June 28, 2012
A 30-year-old Nanango man who used drugs after suffering an horrific work accident was sentenced to 10 months’ jail after he pleaded guilty in Kingaroy Magistrates’ Court today to a total of 25 charges.
William Dennis Clark faced 14 drug counts (including possessing cannabis and methylamphetamine, and producing cannabis), eight firearms charges plus dangerous operation of a motor vehicle, contravening a police direction and possessing tainted property.
Police Prosecutor Sgt Wayne Bushell said a police search of Clark’s Nanango property in March this year found well-tended marijuana plants ranging in height from 0.5m to 1m tall, a brown-coloured crystalline substance stored in clipseal bags in a safe, and six home-made .22 calibre pistols plus ammunition.
Sgt Bushell said the pistols had been tested and were capable of firing a live round.
Clark told police they belonged to a friend and he was just storing them.
The dangerous operation of a vehicle charge stemmed from an incident in Fitzroy Street, Nanango, on April 20 when Clark was seen revving a black Commodore, which spun sideways before speeding off. This occurred at 1:15pm in the main street.
A second police search of Clark’s property, this time on June 1, found two hypodermic needles, used bongs, a set of scales and a rifle magazine.

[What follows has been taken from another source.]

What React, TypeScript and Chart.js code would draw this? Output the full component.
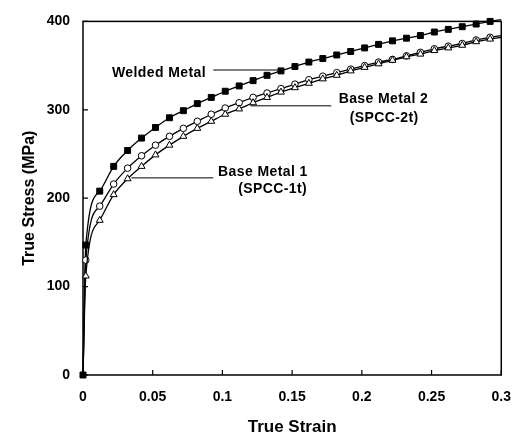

The offences occurred while Clark was on a suspended sentence. He had been sentenced to four months’ jail for drugs offences – wholly suspended for two years – on June 30, 2010 in Nanango Magistrates’ Court.
Sgt Bushell said the firearms were of particular concern to police as nothing other than a sinister conclusion could be made.
Defence solicitor Adam Magill, for Clark, said his client was a mechanical engineer, and had a wife, three children and a mortgage.
He had two predominant times during his life when he had offended … during 2004-05 and during recent times. The first period occurred after he lost his brother in a car crash “and sought solace in drugs”.
Then in 2010, Clark suffered an horrific work injury, a compound fracture of his femur. Then when a titanium plate which had been inserted into the joint snapped, Clark was left wheelchair bound and totally incapacitated for some time. Again he turned to drug use.
“He is placing himself before the court as someone requiring help rather than jail,” Mr Magill said.
“The drugs at the premises were for personal use.”
Mr Magill said the offending behaviour all stemmed back to Clark’s drug use, and the crowd in which he was running associated with that drug use.
Magistrate Mark Bucknall said Clark had “considerably upped the ante” on his previous criminal history.
He expressed concern that he had facilitated someone else having possession of the firearms.
Mr Bucknall said the sentence must punish Clark justly, provide an opportunity for rehabilitation, be a deterrent to other people in the community, denounce the offending conduct and protect the community.
However he did accept that Clark had saved court resources by pleading guilty.
On the charge of contravening a police direction, Clark was convicted with no further penalty. For dangerous operation of a motor vehicle, he was disqualified from driving for nine months.
On the remaining charges, Mr Bucknall imposed one penalty: 10 months’ jail with a court-ordered parole release date of October 25, 2012.
On the breach of a suspended sentence, Clark was ordered to serve the outstanding four months’ jail, with the same parole release date.
As he was led from court, Clark hugged his wife who was crying in the public gallery.
As Clark left the court, his wife Selene Amber McLachlan was called to face the Magistrate.
McLachlan pleaded guilty to one charge of possessing dangerous drugs, ie three clipseal bags containing methylamphetamine found in a locked safe at her Nanango home by police on March 21 this year.
Police Prosecutor Sgt Wayne Bushell said McLachlan had claimed ownership of the drugs during the police search.
Defence solicitor Adam Magill said McLachlan had no previous criminal history.
Magistrate Bucknall said methylamphetamine was an insidious substance that seemed to wreak havoc on people who used it.
He fined McLachlan $300 with no conviction recorded.